The Indiana Hoosiers aren’t necessarily known for pumping out pro prospects (in football anyway), but this is common knowledge. In fact, only two players have been selected in the past three NFL Drafts, both of whom (Cody Latimer and Ted Bolser) were taken this past May. Still, HC Kevin Wilson has done a good job building the talent level in Bloomington these past few years, and those touted recruits are starting to make an impact on the field. There’ll be some intriguing 2015 NFL Draft prospects on the field for Indiana this fall, especially in the junior class.
It all starts with junior QB Nate Sudfeld, a big 6-foot 5, 230-pound pocket passer with a good arm. As a true sophomore last year, Sudfeld threw for 2,523 yards (60% completion) with a 21/9 TD to INT ratio while splitting time with Tre Roberson (who’s since transferred). Sudfeld has plus arm strength and decent (if inconsistent) accuracy, particularly on intermediate and deep routes. He’s not a rushing threat by any means but has good feet in the pocket and enough mobility to elude the pass rush. One thing I’ve noticed on his film is that he often times stares down his receiver, which you simply can’t do at the next level. Still, he has an NFL skill set and considering he won’t be sharing snaps anymore, I expect his stock to rise with a big 2014 season.
Junior Tevin Coleman looks to be one of the better tailbacks in the B1G this fall after a very impressive sophomore campaign that saw him average more than 7 yards per carry on 131 attempts (good for 958 yards) and 12 TD’s before missing the last three games with an ankle injury. Coleman has decent size at 6-foot 1, 210-pounds, but could carry more weight to help his inside power and overall durability.
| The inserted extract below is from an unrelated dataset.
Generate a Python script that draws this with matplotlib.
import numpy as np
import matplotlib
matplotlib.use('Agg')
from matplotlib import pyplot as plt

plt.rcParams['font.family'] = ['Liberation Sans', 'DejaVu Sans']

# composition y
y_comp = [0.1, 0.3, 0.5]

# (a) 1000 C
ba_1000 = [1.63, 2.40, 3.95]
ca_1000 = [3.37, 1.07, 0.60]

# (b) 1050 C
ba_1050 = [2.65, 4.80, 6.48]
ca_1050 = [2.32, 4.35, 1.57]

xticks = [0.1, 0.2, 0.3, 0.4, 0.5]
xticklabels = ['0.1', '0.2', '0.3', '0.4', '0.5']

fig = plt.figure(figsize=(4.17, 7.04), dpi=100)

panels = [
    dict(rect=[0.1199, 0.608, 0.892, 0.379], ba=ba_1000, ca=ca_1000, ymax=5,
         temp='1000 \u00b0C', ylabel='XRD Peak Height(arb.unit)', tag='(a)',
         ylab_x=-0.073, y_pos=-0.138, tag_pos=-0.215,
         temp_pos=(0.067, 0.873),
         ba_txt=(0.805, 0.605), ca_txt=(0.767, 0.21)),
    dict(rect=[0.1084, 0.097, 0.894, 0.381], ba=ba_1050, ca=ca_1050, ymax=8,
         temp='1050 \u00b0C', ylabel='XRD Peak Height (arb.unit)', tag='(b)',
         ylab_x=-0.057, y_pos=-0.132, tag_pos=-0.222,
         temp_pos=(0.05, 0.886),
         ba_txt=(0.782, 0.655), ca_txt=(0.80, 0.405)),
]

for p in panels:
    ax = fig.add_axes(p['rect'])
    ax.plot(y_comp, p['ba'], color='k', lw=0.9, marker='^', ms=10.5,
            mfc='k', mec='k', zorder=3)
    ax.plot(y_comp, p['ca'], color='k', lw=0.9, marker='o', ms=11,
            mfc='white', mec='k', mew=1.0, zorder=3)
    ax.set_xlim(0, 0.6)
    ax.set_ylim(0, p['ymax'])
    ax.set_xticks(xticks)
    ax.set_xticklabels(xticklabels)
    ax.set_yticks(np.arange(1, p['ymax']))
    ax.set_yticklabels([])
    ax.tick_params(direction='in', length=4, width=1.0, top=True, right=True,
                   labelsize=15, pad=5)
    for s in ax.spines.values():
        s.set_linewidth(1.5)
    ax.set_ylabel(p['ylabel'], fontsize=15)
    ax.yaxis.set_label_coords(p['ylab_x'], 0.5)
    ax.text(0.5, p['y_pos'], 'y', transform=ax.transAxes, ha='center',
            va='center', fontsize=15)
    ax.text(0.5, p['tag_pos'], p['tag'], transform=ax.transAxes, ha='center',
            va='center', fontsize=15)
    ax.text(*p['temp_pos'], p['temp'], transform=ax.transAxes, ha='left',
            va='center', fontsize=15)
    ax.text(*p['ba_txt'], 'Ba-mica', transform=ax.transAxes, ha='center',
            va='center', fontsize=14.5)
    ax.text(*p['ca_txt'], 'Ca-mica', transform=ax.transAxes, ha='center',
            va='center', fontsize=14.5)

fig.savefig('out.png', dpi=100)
His speed isn’t electrifying but he’s a long strider with good acceleration and vision. I also like his hands out of the backfield, and expect him to get more action in the passing game this fall.
The Hoosiers may have lost their top two receiving options from ’13, but they do return senior WR Shane Wynn, an explosive playmaker with track speed. Wynn doesn’t have the size you look for at 5-foot 7, 170-pounds, but there’s no denying his ability to find the end zone, as evidenced by his team-leading 11 receiving TD’s in ’13. He’s a shifty player who uses his lack of size in ways similar to Darren Sproles (5-foot 6) and Dri Archer (5-foot 8). Wynn could find a home playing in the slot at the next level, and will likely help out in the return game as well.
Up front the top prospect is junior OT Jason Spriggs, a converted tight end who’s kept his quick feet as he’s put on weight the past two years. At 6-foot 7, 305-pounds, Spriggs has great size with long arms. I really like his athleticism and mobility, but he needs to get stronger (especially in his lower body) to help drive blocking and being able to remain stout in pass pro. He’s somewhat inconsistent with his pad level but is a smart player who takes good angles and picks up the outside blitz well. His upside at the next level is impressive but he’s still a work in progress.